> _EXERCISE DETAILS_: Wherever the string "this" occurs in a line of these records, report that line.

> _DATA SHOWN_:
START

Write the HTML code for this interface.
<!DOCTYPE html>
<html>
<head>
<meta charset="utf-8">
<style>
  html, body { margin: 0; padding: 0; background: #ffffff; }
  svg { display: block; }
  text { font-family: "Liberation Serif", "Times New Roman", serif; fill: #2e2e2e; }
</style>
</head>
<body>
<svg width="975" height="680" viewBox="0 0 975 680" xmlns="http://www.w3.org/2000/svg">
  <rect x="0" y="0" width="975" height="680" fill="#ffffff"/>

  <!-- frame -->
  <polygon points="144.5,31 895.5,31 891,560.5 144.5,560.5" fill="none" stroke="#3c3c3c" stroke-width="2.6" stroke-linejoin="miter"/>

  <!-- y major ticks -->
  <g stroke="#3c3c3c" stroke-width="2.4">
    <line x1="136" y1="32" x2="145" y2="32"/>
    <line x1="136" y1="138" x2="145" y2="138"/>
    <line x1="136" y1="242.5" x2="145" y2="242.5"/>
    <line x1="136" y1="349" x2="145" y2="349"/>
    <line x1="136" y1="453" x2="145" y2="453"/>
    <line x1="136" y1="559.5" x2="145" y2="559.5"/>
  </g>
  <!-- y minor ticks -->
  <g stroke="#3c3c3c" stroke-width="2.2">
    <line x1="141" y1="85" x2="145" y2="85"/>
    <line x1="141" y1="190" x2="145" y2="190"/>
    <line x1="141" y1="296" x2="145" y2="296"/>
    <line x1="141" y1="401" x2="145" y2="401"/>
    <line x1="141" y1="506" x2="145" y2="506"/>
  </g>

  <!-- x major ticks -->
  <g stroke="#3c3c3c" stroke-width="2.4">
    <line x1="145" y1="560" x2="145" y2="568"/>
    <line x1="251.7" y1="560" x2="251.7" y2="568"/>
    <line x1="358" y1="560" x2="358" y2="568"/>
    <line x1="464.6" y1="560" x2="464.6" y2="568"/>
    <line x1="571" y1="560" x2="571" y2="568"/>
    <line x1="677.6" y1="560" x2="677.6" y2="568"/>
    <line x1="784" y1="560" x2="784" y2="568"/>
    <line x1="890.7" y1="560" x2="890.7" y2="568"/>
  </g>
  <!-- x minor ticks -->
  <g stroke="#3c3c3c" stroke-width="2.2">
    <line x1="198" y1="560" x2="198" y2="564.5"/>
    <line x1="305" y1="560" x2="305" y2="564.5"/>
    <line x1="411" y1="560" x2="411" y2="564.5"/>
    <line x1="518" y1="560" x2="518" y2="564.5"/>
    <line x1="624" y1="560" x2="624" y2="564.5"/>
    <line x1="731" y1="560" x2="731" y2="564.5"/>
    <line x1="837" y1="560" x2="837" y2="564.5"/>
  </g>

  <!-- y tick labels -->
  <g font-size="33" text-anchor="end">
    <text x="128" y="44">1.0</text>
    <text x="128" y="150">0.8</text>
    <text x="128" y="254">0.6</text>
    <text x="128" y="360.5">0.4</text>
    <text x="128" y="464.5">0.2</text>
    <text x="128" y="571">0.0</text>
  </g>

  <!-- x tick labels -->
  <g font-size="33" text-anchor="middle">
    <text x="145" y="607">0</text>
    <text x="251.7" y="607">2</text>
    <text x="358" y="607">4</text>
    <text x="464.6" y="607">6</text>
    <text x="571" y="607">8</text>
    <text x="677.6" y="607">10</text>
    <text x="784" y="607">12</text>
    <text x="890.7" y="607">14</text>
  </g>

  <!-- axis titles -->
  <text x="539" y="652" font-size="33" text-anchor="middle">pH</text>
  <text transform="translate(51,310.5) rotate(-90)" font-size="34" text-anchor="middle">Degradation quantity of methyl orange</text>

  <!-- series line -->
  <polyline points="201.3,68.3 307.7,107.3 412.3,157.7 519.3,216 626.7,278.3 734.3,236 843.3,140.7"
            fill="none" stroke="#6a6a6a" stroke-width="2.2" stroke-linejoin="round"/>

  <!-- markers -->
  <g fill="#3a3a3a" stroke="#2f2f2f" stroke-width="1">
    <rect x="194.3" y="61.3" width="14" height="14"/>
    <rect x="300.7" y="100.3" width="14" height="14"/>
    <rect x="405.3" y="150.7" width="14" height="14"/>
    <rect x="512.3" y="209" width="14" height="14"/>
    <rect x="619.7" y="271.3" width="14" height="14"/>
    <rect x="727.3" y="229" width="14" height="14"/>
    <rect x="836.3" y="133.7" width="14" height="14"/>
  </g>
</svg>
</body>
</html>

END
START

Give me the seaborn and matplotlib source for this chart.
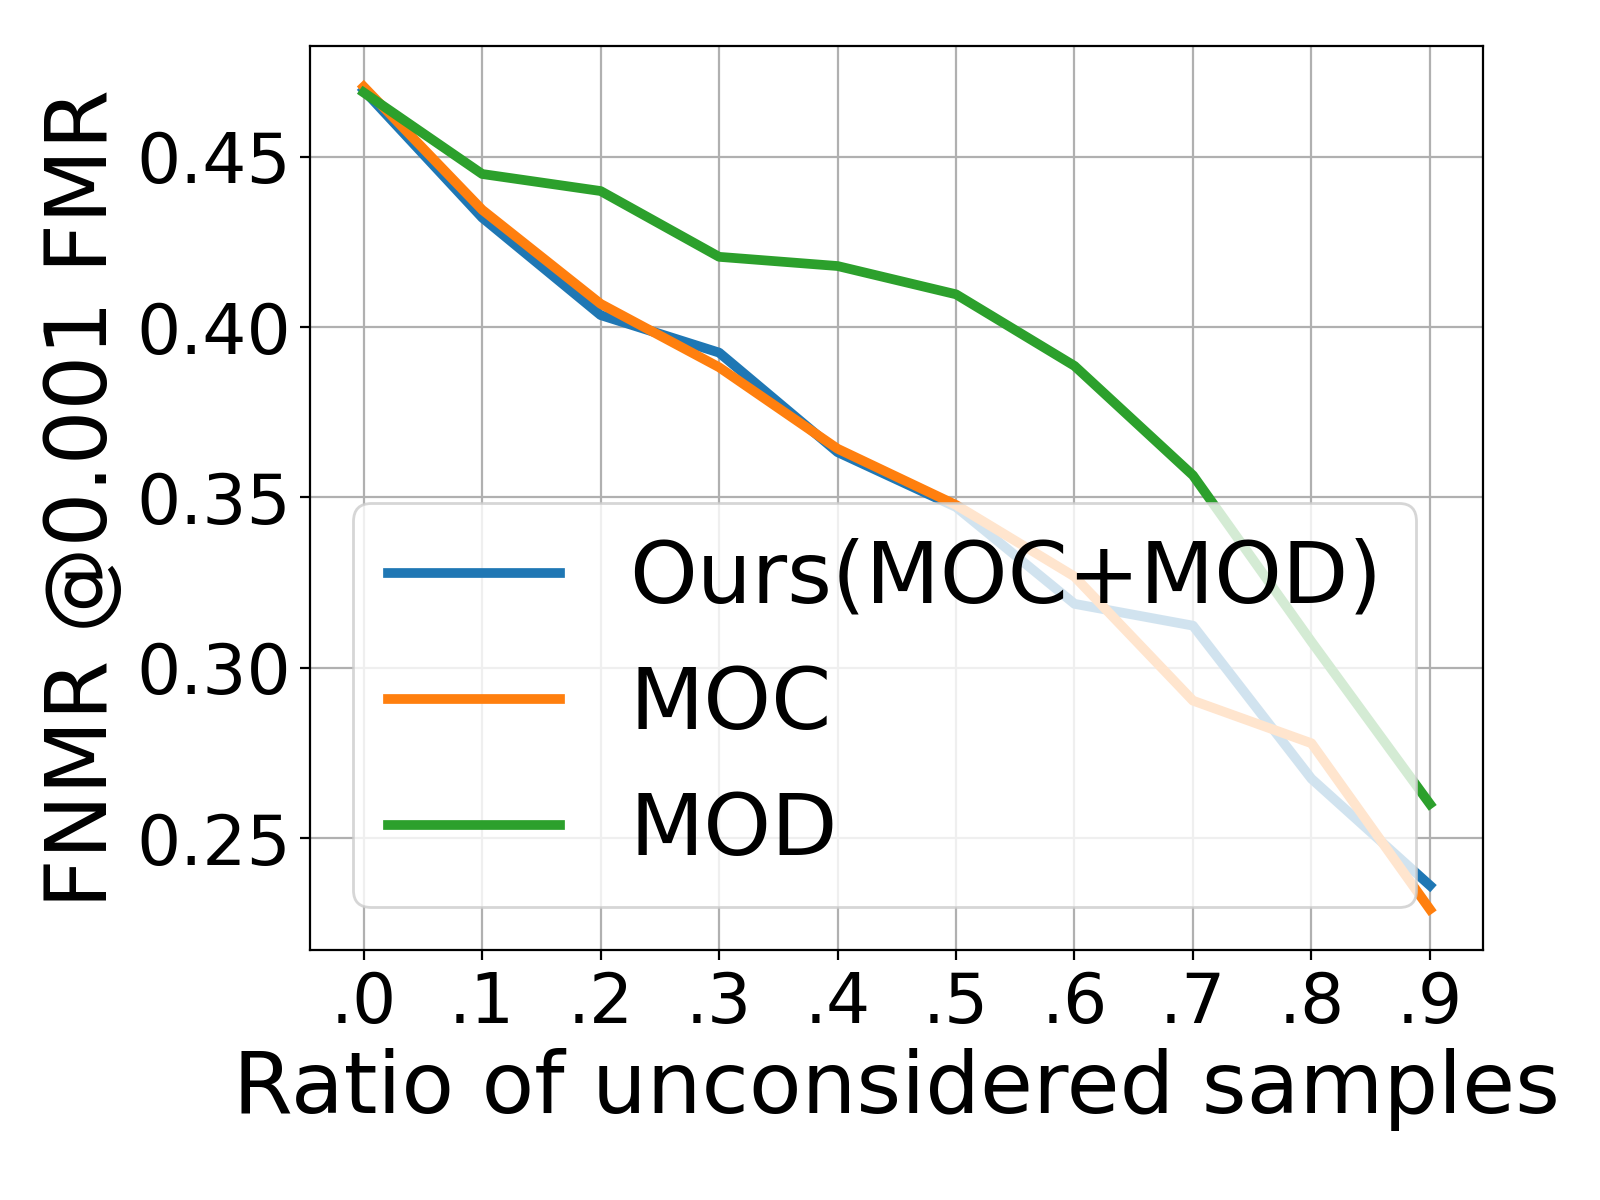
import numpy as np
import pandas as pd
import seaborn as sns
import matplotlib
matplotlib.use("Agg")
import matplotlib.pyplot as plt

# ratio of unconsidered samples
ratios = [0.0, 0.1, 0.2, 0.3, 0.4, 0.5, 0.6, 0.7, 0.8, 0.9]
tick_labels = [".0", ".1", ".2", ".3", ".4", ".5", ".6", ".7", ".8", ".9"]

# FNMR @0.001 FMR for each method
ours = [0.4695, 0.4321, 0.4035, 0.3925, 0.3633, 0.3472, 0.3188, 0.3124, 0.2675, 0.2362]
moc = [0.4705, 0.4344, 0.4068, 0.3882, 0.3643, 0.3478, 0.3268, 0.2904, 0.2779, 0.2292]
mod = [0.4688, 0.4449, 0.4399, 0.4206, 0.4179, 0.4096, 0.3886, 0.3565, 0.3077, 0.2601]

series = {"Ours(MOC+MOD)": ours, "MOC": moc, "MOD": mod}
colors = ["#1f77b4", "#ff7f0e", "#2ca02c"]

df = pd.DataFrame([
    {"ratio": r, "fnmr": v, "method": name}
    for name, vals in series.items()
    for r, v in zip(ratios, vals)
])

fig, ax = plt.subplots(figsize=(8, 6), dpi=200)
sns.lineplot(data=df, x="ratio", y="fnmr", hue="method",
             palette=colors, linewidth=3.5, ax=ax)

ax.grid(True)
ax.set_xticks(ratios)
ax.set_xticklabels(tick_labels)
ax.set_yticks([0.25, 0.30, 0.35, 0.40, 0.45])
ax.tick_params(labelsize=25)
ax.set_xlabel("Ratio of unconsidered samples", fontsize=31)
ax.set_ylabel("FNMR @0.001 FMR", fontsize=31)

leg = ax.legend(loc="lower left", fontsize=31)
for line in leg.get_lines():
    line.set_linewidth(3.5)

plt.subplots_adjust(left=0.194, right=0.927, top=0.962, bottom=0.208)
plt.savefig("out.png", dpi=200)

END
START

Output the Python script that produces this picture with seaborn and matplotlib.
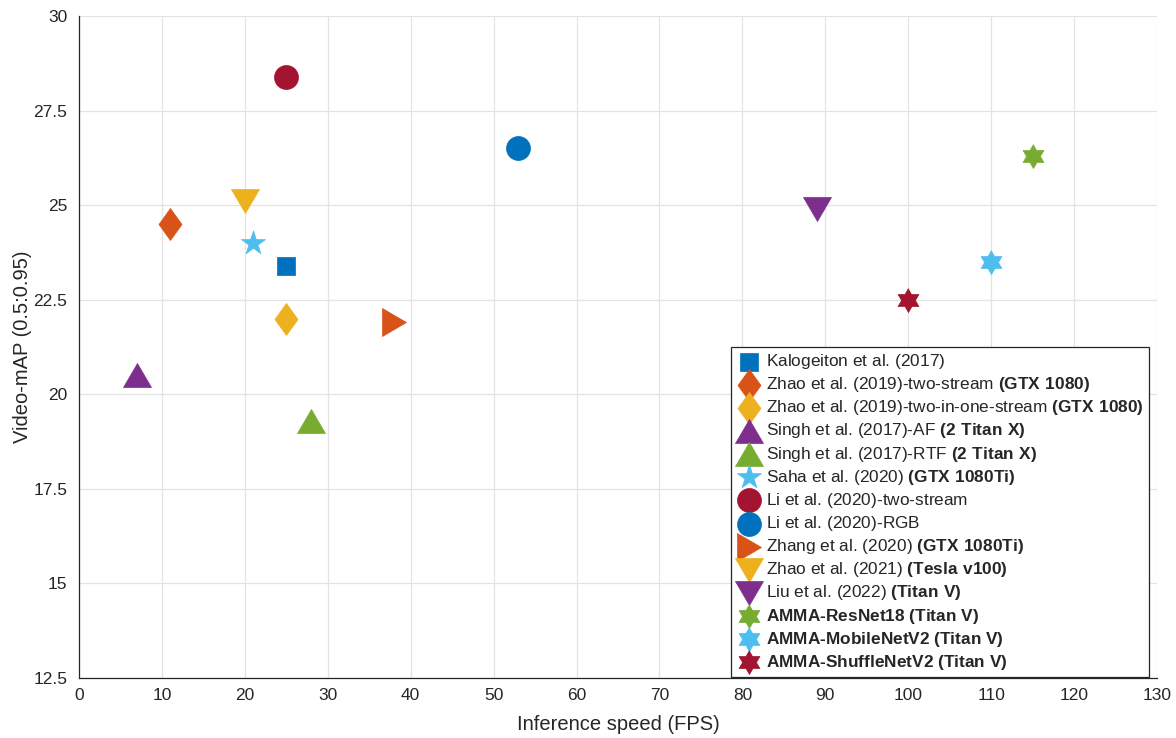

END

> _WRITTEN REPLY_:
Write the HTML code for this interface.
Give me the seaborn and matplotlib source for this chart.
Output the Python script that produces this picture with seaborn and matplotlib.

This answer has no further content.